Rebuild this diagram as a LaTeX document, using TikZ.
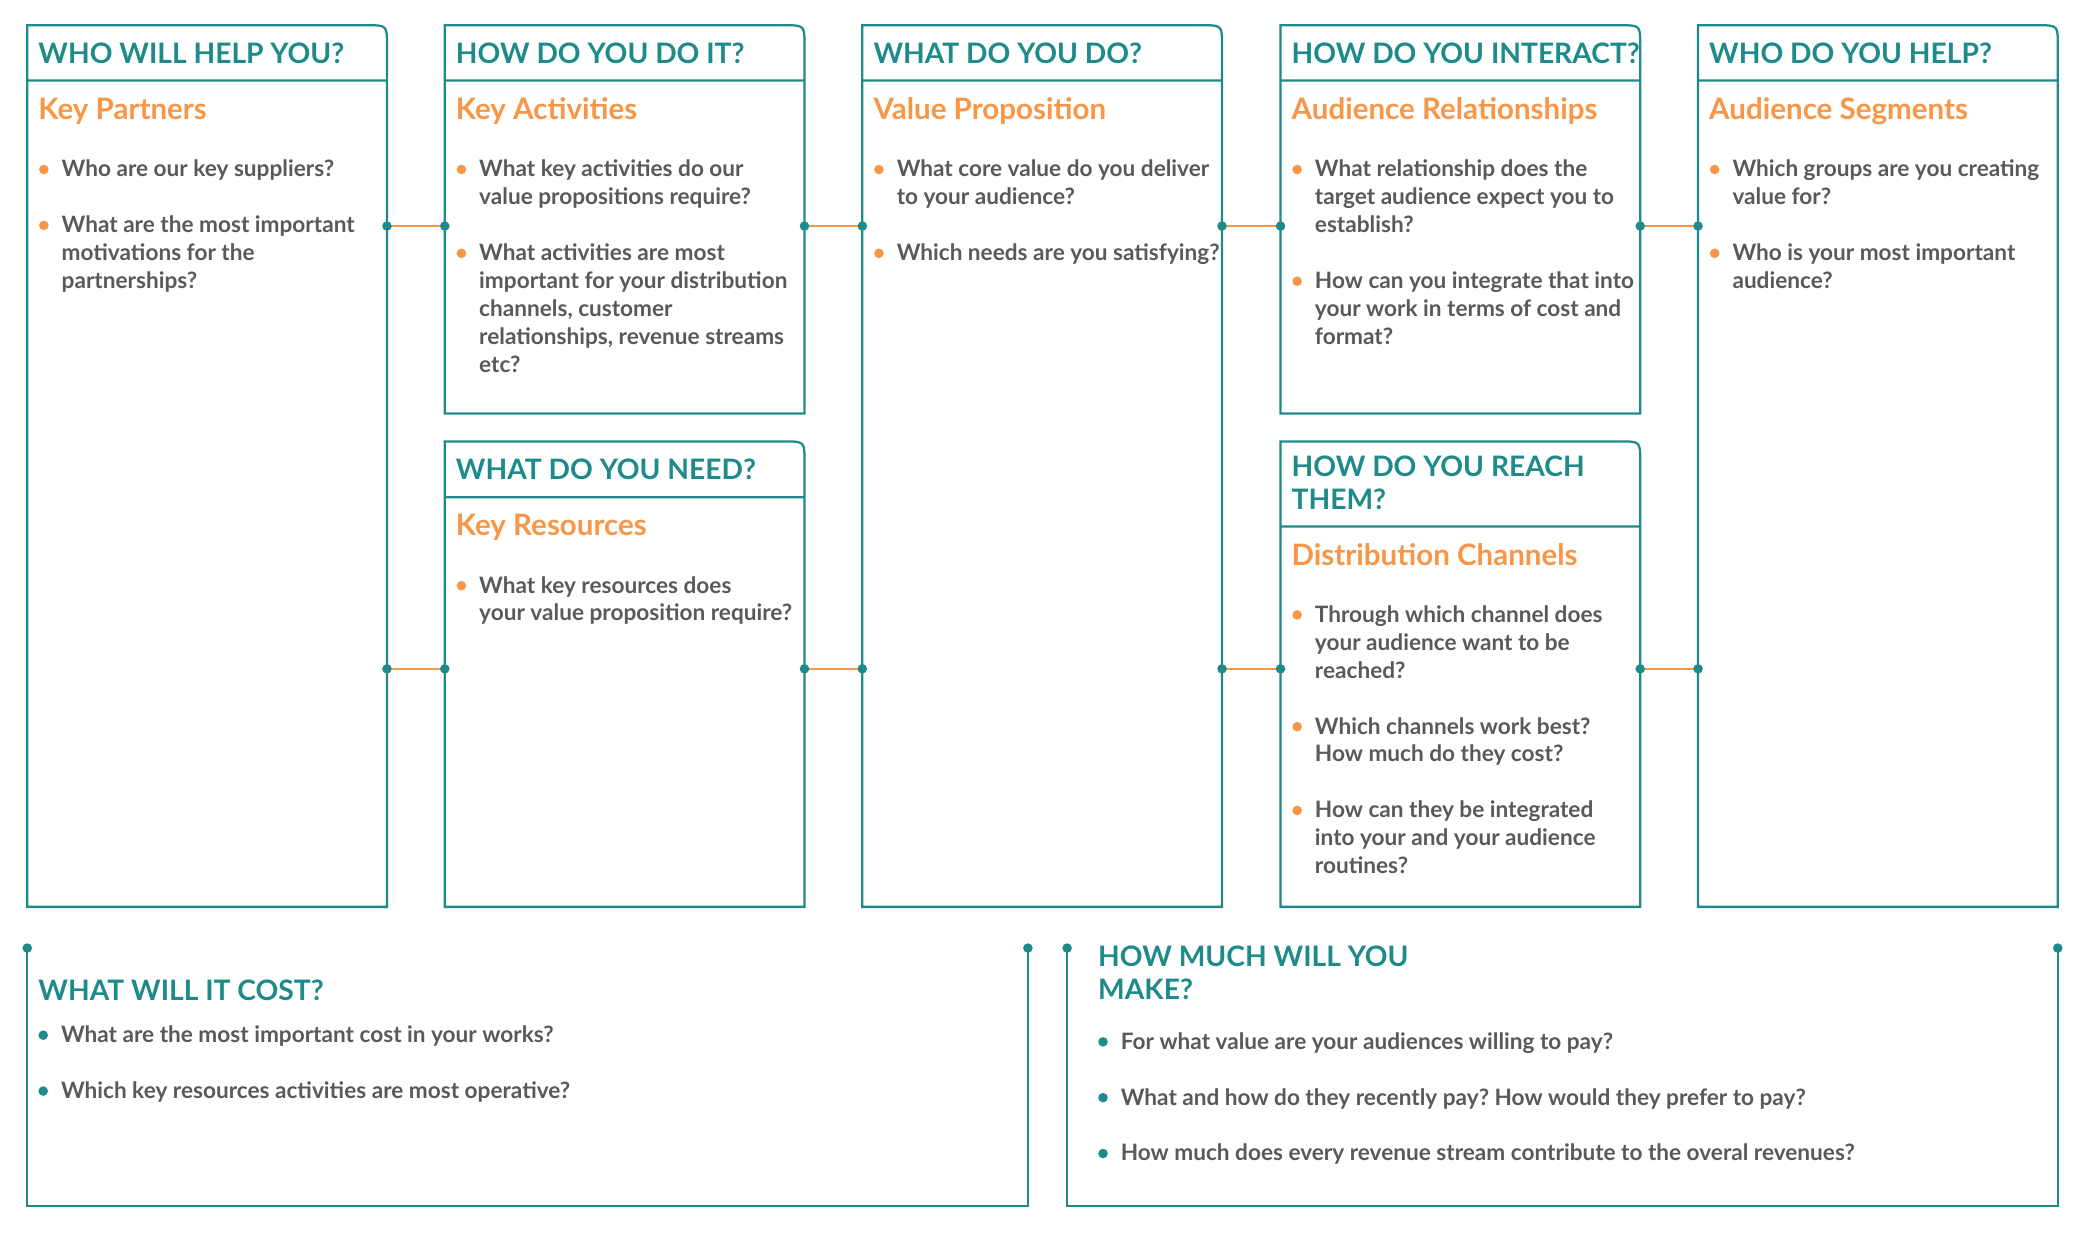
\documentclass[tikz,border=0pt]{standalone}
\usepackage{fontspec}
\setmainfont{Lato}
\frenchspacing

\definecolor{canvasteal}{HTML}{1E8B8A}
\definecolor{canvasorange}{HTML}{F79646}
\definecolor{canvasgray}{HTML}{595959}

\newcommand\qlines[1]{\parbox[t]{300pt}{\raggedright #1}}

\begin{document}
\begin{tikzpicture}[
        x=0.5pt, y=-0.5pt,
        frame/.style={rectangle, inner sep=0pt, outer sep=0pt, anchor=north west, minimum width=135.25pt},
        panel/.style={draw=canvasteal, line width=0.85pt},
        ask/.style={anchor=base west, inner sep=0pt, text=canvasteal, font=\fontsize{10.6}{12.5}\selectfont\bfseries},
        block/.style={anchor=base west, inner sep=0pt, text=canvasorange, font=\fontsize{11.1}{12.5}\selectfont\bfseries},
        question/.style={anchor=base west, inner sep=0pt, text=canvasgray, font=\fontsize{8.5}{10.5}\selectfont\bfseries},
        link/.style={draw=canvasorange, line width=0.75pt},
        joint/.style={fill=canvasteal}
    ]
        \useasboundingbox (0,0) rectangle (1568,929.5);

        % canvas panels
        \node[frame, minimum height=331.5pt] (partners) at (20.5,19) {};
        \node[frame, minimum height=146pt] (activities) at (334.5,19) {};
        \node[frame, minimum height=331.5pt] (value) at (648.5,19) {};
        \node[frame, minimum height=146pt] (relations) at (963,19) {};
        \node[frame, minimum height=331.5pt] (segments) at (1277,19) {};
        \node[frame, minimum height=175pt] (resources) at (334.5,332) {};
        \node[frame, minimum height=175pt] (channels) at (963,332) {};
        \node[frame, minimum width=376.25pt, minimum height=97pt] (cost) at (20.5,713) {};
        \node[frame, minimum width=372.5pt, minimum height=97pt] (revenue) at (802.5,713) {};

        \foreach \p/\hd in {partners/20.75pt, activities/20.75pt, value/20.75pt, relations/20.75pt,
            segments/20.75pt, resources/21pt, channels/32pt} {
            \draw[panel] (\p.south west) -- (\p.north west) -- ([xshift=-7.5pt]\p.north east)
                .. controls (\p.north east) .. ([yshift=-7.5pt]\p.north east) -- (\p.south east) -- cycle
                ([yshift=-\hd]\p.north west) -- ([yshift=-\hd]\p.north east);
        }
        \foreach \p in {cost, revenue} {
            \draw[panel] (\p.north west) -- (\p.south west) -- (\p.south east) -- (\p.north east);
            \fill[joint] (\p.north west) circle (1.8pt) (\p.north east) circle (1.8pt);
        }

        % links between panels
        \foreach \a/\b/\y in {partners/activities/170, activities/value/170, value/relations/170,
            relations/segments/170, partners/resources/503, resources/value/503,
            value/channels/503, channels/segments/503} {
            \draw[link] (\a.east |- 0,\y) coordinate (l) -- (\b.west |- 0,\y) coordinate (r);
            \fill[joint] (l) circle (1.8pt) (r) circle (1.8pt);
        }

        % headings
        \node[ask] (partners-ask) at (28.5,47.5) {WHO WILL HELP YOU?};
        \node[ask] (activities-ask) at (342.5,47.5) {HOW DO YOU DO IT?};
        \node[ask] (value-ask) at (656.5,47.5) {WHAT DO YOU DO?};
        \node[ask] (relations-ask) at (971,47.5) {HOW DO YOU INTERACT?};
        \node[ask] (segments-ask) at (1285,47.5) {WHO DO YOU HELP?};
        \node[ask] (resources-ask) at (342.5,360.3) {WHAT DO YOU NEED?};
        \node[ask] (channels-ask) at (971,358.5) {\qlines{HOW DO YOU REACH\\THEM?}};
        \node[ask] (cost-ask) at (28.5,752.6) {WHAT WILL IT COST?};
        \node[ask] (revenue-ask) at (825.5,727) {\qlines{HOW MUCH WILL YOU\\MAKE?}};

        \node[block] (partners-title) at (28.5,90) {Key Partners};
        \node[block] (activities-title) at (342.5,90) {Key Activities};
        \node[block] (value-title) at (656.5,90) {Value Proposition};
        \node[block] (relations-title) at (971,90) {Audience Relationships};
        \node[block] (segments-title) at (1285,90) {Audience Segments};
        \node[block] (resources-title) at (342.5,403) {Key Resources};
        \node[block] (channels-title) at (971,425.5) {Distribution Channels};

        % questions
        \foreach \q/\x/\y/\txt in {
            kp1/46/133/{Who are our key suppliers?},
            kp2/46/175/{What are the most important\\motivations for the\\partnerships?},
            ka1/360/133/{What key activities do our\\value propositions require?},
            ka2/360/196/{What activities are most\\important for your distribution\\channels, customer\\relationships, revenue streams\\etc?},
            vp1/674/133/{What core value do you deliver\\to your audience?},
            vp2/674/196/{Which needs are you satisfying?},
            ar1/988.5/133/{What relationship does the\\target audience expect you to\\establish?},
            ar2/988.5/217/{How can you integrate that into\\your work in terms of cost and\\format?},
            as1/1302.5/133/{Which groups are you creating\\value for?},
            as2/1302.5/196/{Who is your most important\\audience?},
            kr1/360/446/{What key resources does\\your value proposition require?},
            dc1/988.5/468/{Through which channel does\\your audience want to be\\reached?},
            dc2/988.5/552/{Which channels work best?\\How much do they cost?},
            dc3/988.5/615/{How can they be integrated\\into your and your audience\\routines?},
            c1/45.5/784/{What are the most important cost in your works?},
            c2/45.5/826/{Which key resources activities are most operative?},
            r1/842.5/789/{For what value are your audiences willing to pay?},
            r2/842.5/831/{What and how do they recently pay? How would they prefer to pay?},
            r3/842.5/873/{How much does every revenue stream contribute to the overal revenues?}
        } {
            \node[question] (\q) at (\x,\y) {\qlines{\txt}};
        }
        \foreach \q in {kp1, kp2, ka1, ka2, vp1, vp2, ar1, ar2, as1, as2, kr1, dc1, dc2, dc3}
            \fill[canvasorange] ([shift={(-13,-5.5)}]\q.base west) circle (1.8pt);
        \foreach \q in {c1, c2, r1, r2, r3}
            \fill[canvasteal] ([shift={(-13,-5.5)}]\q.base west) circle (1.8pt);
    \end{tikzpicture}
\end{document}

## Stated goal
Reproduce the listing exactly. Leave its pictures out.

## Task output
Rebuild this diagram as a LaTeX document, using TikZ.
\documentclass[tikz,border=0pt]{standalone}
\usepackage{fontspec}
\setmainfont{Lato}
\frenchspacing

\definecolor{canvasteal}{HTML}{1E8B8A}
\definecolor{canvasorange}{HTML}{F79646}
\definecolor{canvasgray}{HTML}{595959}

\newcommand\qlines[1]{\parbox[t]{300pt}{\raggedright #1}}

\begin{document}
\begin{tikzpicture}[
        x=0.5pt, y=-0.5pt,
        frame/.style={rectangle, inner sep=0pt, outer sep=0pt, anchor=north west, minimum width=135.25pt},
        panel/.style={draw=canvasteal, line width=0.85pt},
        ask/.style={anchor=base west, inner sep=0pt, text=canvasteal, font=\fontsize{10.6}{12.5}\selectfont\bfseries},
        block/.style={anchor=base west, inner sep=0pt, text=canvasorange, font=\fontsize{11.1}{12.5}\selectfont\bfseries},
        question/.style={anchor=base west, inner sep=0pt, text=canvasgray, font=\fontsize{8.5}{10.5}\selectfont\bfseries},
        link/.style={draw=canvasorange, line width=0.75pt},
        joint/.style={fill=canvasteal}
    ]
        \useasboundingbox (0,0) rectangle (1568,929.5);

        % canvas panels
        \node[frame, minimum height=331.5pt] (partners) at (20.5,19) {};
        \node[frame, minimum height=146pt] (activities) at (334.5,19) {};
        \node[frame, minimum height=331.5pt] (value) at (648.5,19) {};
        \node[frame, minimum height=146pt] (relations) at (963,19) {};
        \node[frame, minimum height=331.5pt] (segments) at (1277,19) {};
        \node[frame, minimum height=175pt] (resources) at (334.5,332) {};
        \node[frame, minimum height=175pt] (channels) at (963,332) {};
        \node[frame, minimum width=376.25pt, minimum height=97pt] (cost) at (20.5,713) {};
        \node[frame, minimum width=372.5pt, minimum height=97pt] (revenue) at (802.5,713) {};

        \foreach \p/\hd in {partners/20.75pt, activities/20.75pt, value/20.75pt, relations/20.75pt,
            segments/20.75pt, resources/21pt, channels/32pt} {
            \draw[panel] (\p.south west) -- (\p.north west) -- ([xshift=-7.5pt]\p.north east)
                .. controls (\p.north east) .. ([yshift=-7.5pt]\p.north east) -- (\p.south east) -- cycle
                ([yshift=-\hd]\p.north west) -- ([yshift=-\hd]\p.north east);
        }
        \foreach \p in {cost, revenue} {
            \draw[panel] (\p.north west) -- (\p.south west) -- (\p.south east) -- (\p.north east);
            \fill[joint] (\p.north west) circle (1.8pt) (\p.north east) circle (1.8pt);
        }

        % links between panels
        \foreach \a/\b/\y in {partners/activities/170, activities/value/170, value/relations/170,
            relations/segments/170, partners/resources/503, resources/value/503,
            value/channels/503, channels/segments/503} {
            \draw[link] (\a.east |- 0,\y) coordinate (l) -- (\b.west |- 0,\y) coordinate (r);
            \fill[joint] (l) circle (1.8pt) (r) circle (1.8pt);
        }

        % headings
        \node[ask] (partners-ask) at (28.5,47.5) {WHO WILL HELP YOU?};
        \node[ask] (activities-ask) at (342.5,47.5) {HOW DO YOU DO IT?};
        \node[ask] (value-ask) at (656.5,47.5) {WHAT DO YOU DO?};
        \node[ask] (relations-ask) at (971,47.5) {HOW DO YOU INTERACT?};
        \node[ask] (segments-ask) at (1285,47.5) {WHO DO YOU HELP?};
        \node[ask] (resources-ask) at (342.5,360.3) {WHAT DO YOU NEED?};
        \node[ask] (channels-ask) at (971,358.5) {\qlines{HOW DO YOU REACH\\THEM?}};
        \node[ask] (cost-ask) at (28.5,752.6) {WHAT WILL IT COST?};
        \node[ask] (revenue-ask) at (825.5,727) {\qlines{HOW MUCH WILL YOU\\MAKE?}};

        \node[block] (partners-title) at (28.5,90) {Key Partners};
        \node[block] (activities-title) at (342.5,90) {Key Activities};
        \node[block] (value-title) at (656.5,90) {Value Proposition};
        \node[block] (relations-title) at (971,90) {Audience Relationships};
        \node[block] (segments-title) at (1285,90) {Audience Segments};
        \node[block] (resources-title) at (342.5,403) {Key Resources};
        \node[block] (channels-title) at (971,425.5) {Distribution Channels};

        % questions
        \foreach \q/\x/\y/\txt in {
            kp1/46/133/{Who are our key suppliers?},
            kp2/46/175/{What are the most important\\motivations for the\\partnerships?},
            ka1/360/133/{What key activities do our\\value propositions require?},
            ka2/360/196/{What activities are most\\important for your distribution\\channels, customer\\relationships, revenue streams\\etc?},
            vp1/674/133/{What core value do you deliver\\to your audience?},
            vp2/674/196/{Which needs are you satisfying?},
            ar1/988.5/133/{What relationship does the\\target audience expect you to\\establish?},
            ar2/988.5/217/{How can you integrate that into\\your work in terms of cost and\\format?},
            as1/1302.5/133/{Which groups are you creating\\value for?},
            as2/1302.5/196/{Who is your most important\\audience?},
            kr1/360/446/{What key resources does\\your value proposition require?},
            dc1/988.5/468/{Through which channel does\\your audience want to be\\reached?},
            dc2/988.5/552/{Which channels work best?\\How much do they cost?},
            dc3/988.5/615/{How can they be integrated\\into your and your audience\\routines?},
            c1/45.5/784/{What are the most important cost in your works?},
            c2/45.5/826/{Which key resources activities are most operative?},
            r1/842.5/789/{For what value are your audiences willing to pay?},
            r2/842.5/831/{What and how do they recently pay? How would they prefer to pay?},
            r3/842.5/873/{How much does every revenue stream contribute to the overal revenues?}
        } {
            \node[question] (\q) at (\x,\y) {\qlines{\txt}};
        }
        \foreach \q in {kp1, kp2, ka1, ka2, vp1, vp2, ar1, ar2, as1, as2, kr1, dc1, dc2, dc3}
            \fill[canvasorange] ([shift={(-13,-5.5)}]\q.base west) circle (1.8pt);
        \foreach \q in {c1, c2, r1, r2, r3}
            \fill[canvasteal] ([shift={(-13,-5.5)}]\q.base west) circle (1.8pt);
    \end{tikzpicture}
\end{document}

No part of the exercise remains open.